Pieter Bruegel the Elder is often considered one of the greatest painters of the Dutch Renaissance. His work was primarily comprised of landscapes and scenes from peasant life. He also took a very keen interest in the progression of the seasons. His paintings are widely known for their attention to detail and their attempts to render events that fell outside the scope of more traditional representations. Within these details there are also often instances of the surreal or grotesque.
Bruegel's peasant scenes were commonly remarked upon for their relative lack of sentimentality and their focus on the various aspects of village life, including dances, weddings, harvests, hunts, feasts, and various games. They were also known for their illustration of various common proverbs as well as their depiction of figures (or small groups) who seem unengaged with the crowd around them. His renditions of these events took a fairly wide lens, painting figures equivalently small from a removed perspective. In Bruegel's lifetime, painting peasants was a relative anomaly. He became widely considered an innovator of the form and fundamentally shifted subsequent painters' approaches to their subject matter, in addition to style. Bruegel's paintings were neither mocking nor cloyingly optimistic; instead, they sought to capture the beautiful earthiness and disorder of these events.

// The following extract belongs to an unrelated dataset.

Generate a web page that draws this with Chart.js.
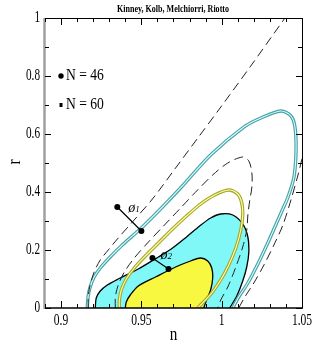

(Landscape with the Fall of Icarus)
His approach to landscape was similarly groundbreaking for his use of the distortion of perspective. Keeping with the aesthetic conventions of the time, most artists before Bruegel painted landscapes in a panoramic view, with a heightened viewpoint. Bruegel however, as shown in the painting referenced by the poem, would choose to place focus on a seemingly minor character, placing them in the clear foreground of the piece. This has the dual effect of changing the subject of the work (it is more about the farmer than it is about Icarus) and altering the layout of the entire scene. In "Landscape with the Fall of Icarus," the perspective sits close to the farmer in a way that makes him the central figure while allowing the viewer to peek over the edge of the cliff he is working on. This radical move similarly opened up many compositional possibilities and matched well with Bruegel's attempts to democratize the subject matter of his pieces. The question of perspective wasn't solely a stylistic one. It also showed that another sort of figure could be the center of the scene. The point of focus did not always need to be religious figures or the ruling class, in Bruegel's eyes.
Bruegel was, in so many ways, a perfect fit for William Carlos Williams to write about. Williams, like Bruegel, sought to use his work to elevate a different sort of story. His poetry was known for its use of plain language and a focus on directly conveying his imagery. In Bruegel, he found a very natural subject; someone who, like him, wanted to redefine who and what artists could focus upon.